Why I’m a Bad Parent… Or Am I?

Bad parent

That’s right… a bad parent.

  • According to the attachment parenting theory, I’m a bad parent – I didn’t let the kids co-sleep, occasionally let them “cry it out”, and encouraged them to follow a feeding schedule sooner rather than later.
  • According to the authoritative parenting theory, I’m also failing – I let my kids express their feelings and desires way too much.
  • According to permissive parenting, I’m too strict. You know, my husband and I set the rules and expectations in our household and uphold them, unless we think there’s a good reason for an exception.

And the list goes on. You pick the parenting style, and I guarantee you my husband and I aren’t following it correctly.

Luckily, though, our kids don’t critique us by the books or articles. They haven’t read them yet, and won’t for at least another 20 years. Phew. We’re safe. According to our little darlings, we’re great parents – our kids are happy, healthy, fulfilled and developing wonderfully.


Remember – “the book” (whatever book or article you’ve been reading) isn’t about a real baby. It’s about an abstract conglomeration of the “average” baby. No baby is actually the “average” baby. If you read books and articles, take what makes sense and put aside what doesn’t seem right for your child. The book doesn’t know your child – you do.


I love some of the techniques I’ve found through articles on parenting. I’ve never found a theory I agree with 100%. I rely on my maternal instinct. I trust it – God gave it to me for a reason.  I care for my kids. I try to be attentive to their needs and respond to them. I communicate with them. Above all, I love them.


When you truly love your kids, you can’t go that far off, regardless of whether you breast or bottle feed, co-sleep or not.  Deep down, you know whether your child feels loved.  The child that is loved smiles. The child that is loved laughs. The child that is loved explores and communicates. The child that is loved, loves back. If you have a happy, laughing, loving child, which I’m sure you do, you are a GREAT parent. Regardless of whether your child breastfed or bottle fed, co-slept or had his own crib, and followed a schedule or not.

Smiling Kids!

10 thoughts on “Why I’m a Bad Parent… Or Am I?

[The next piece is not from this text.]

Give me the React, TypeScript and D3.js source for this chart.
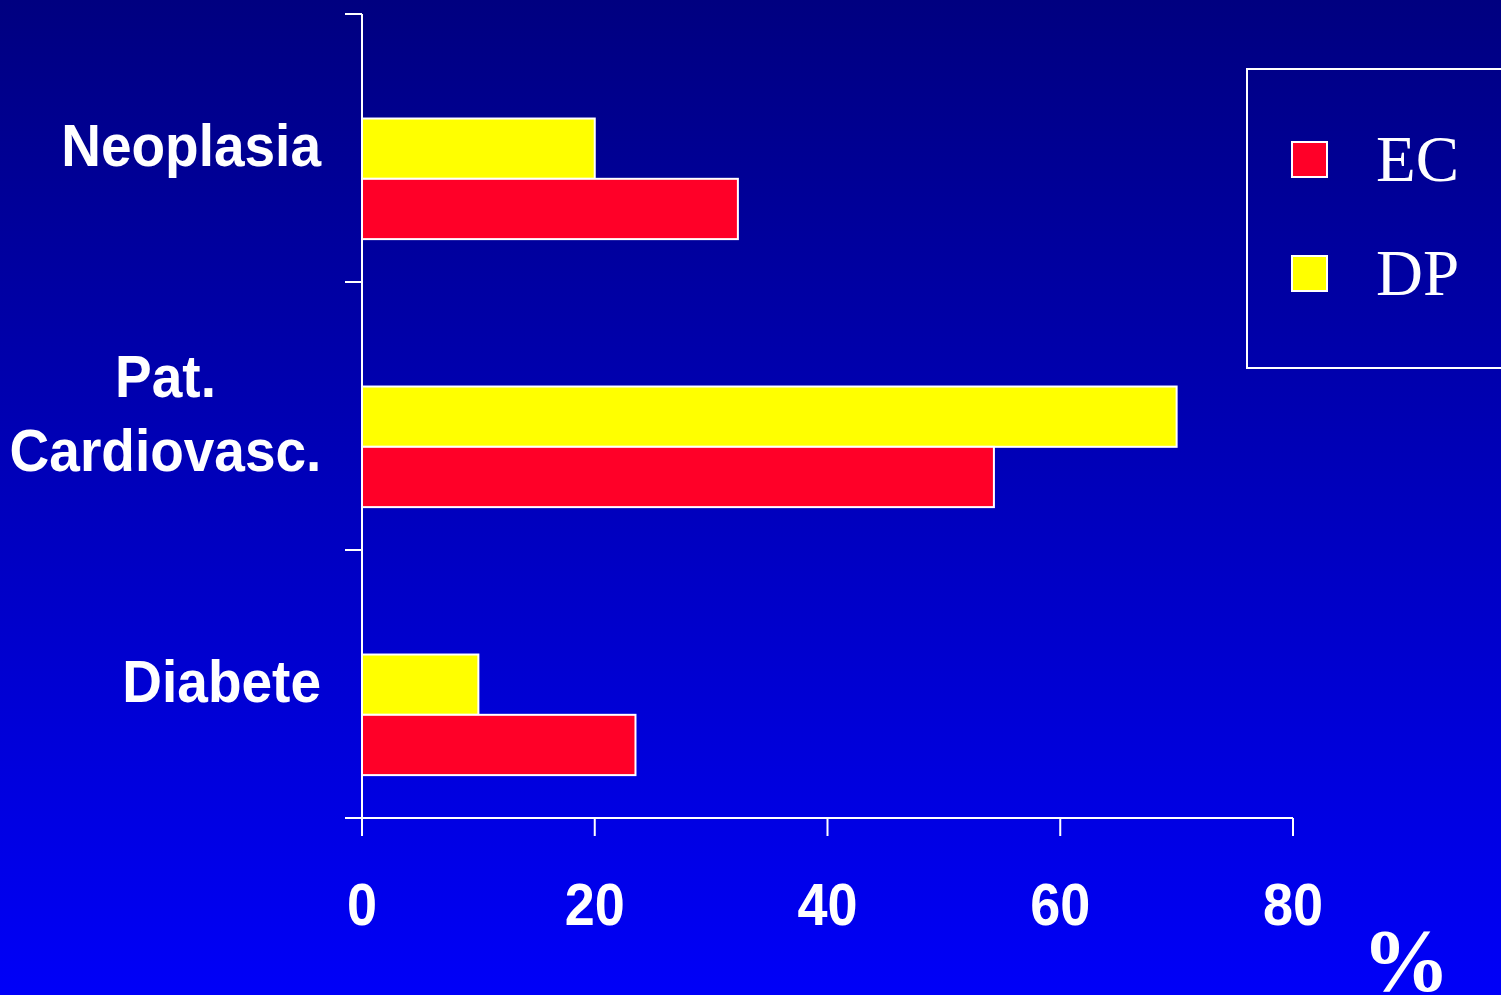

  1. hey.. according to this supposedly attached parenting staff writer, moi, YOU ARE AN “ATTACHED”MUM. You are intuitive, you listen to you little ones cues rather than impossing a rigid set of expectations, you play with them, delight in them BUT MOST of all YOU ARE PRESENT, at home and PRAYING. Thismeans that a supernatural love heals all of our “mistakes>

      • a Catholic Psychiatrist once told me that 90% of the benefit to a child is when a mum is HOME. She can be downright witchy but if there is stability, a foundation and faith, 90% of any mental health isuues are eliminated

        • I’m actually not home all the time – I work for the Church, doing curriculum development work for a local Catholic school (the first one started here!), but, considering that it is for the Church, I did it on the condition that the kids could stay with my husband and I when we go it (e.g. don’t have to go to a nursery, leave us, be with a baby sitter, etc.). But we try to preserve the stability factor as much as possible. I do spend a lot of time with them at home, and know exactly what to expect when we do the “school routine”…

          • my mistake,, IF a PARENT is HOME and your situation is even better than a traditional “Dad goes to work from 8am-6pm because boys thrive in a father’s presence; they crave the masculine interaction

          • Yes – now that you bring it up from that perspective, you remind me of different discussions my husband and I have had over how the boys benefit from having so much of BOTH of us… We considered it carefully at the beginning, because when we got married, I was pretty much just assuming I would be a full-time stay-at-home mom, but then when I really felt called to continue contributing in the field of education, and with the Church asking us to come here to Iraq to help with it, we decided that it was God leading us, and that the kids would benefit just as much, even if they didn’t have me alone full-time, because we would both be able to do our work, but at the same time, they would be seeing both of us so much… And I can tell that it really has brought them very close to both of us and helped them develop a very healthy respect and admiration for Eddy as a paternal role model…

          • I am smiling..talking about traditional societies, Dad was home as a shepherd, farmer, fisherman mending nets, carpentar with a cottage industry..so God effectively brought you to a traditional communtiy, where extended families are the norm and father is part of their lives.. say hello to the Mady style of people-community-father attachment theory

          • Thanks, Melanie. You’re so encouraging! And God really has blessed us very much…

            I love being connected to you through our blogs!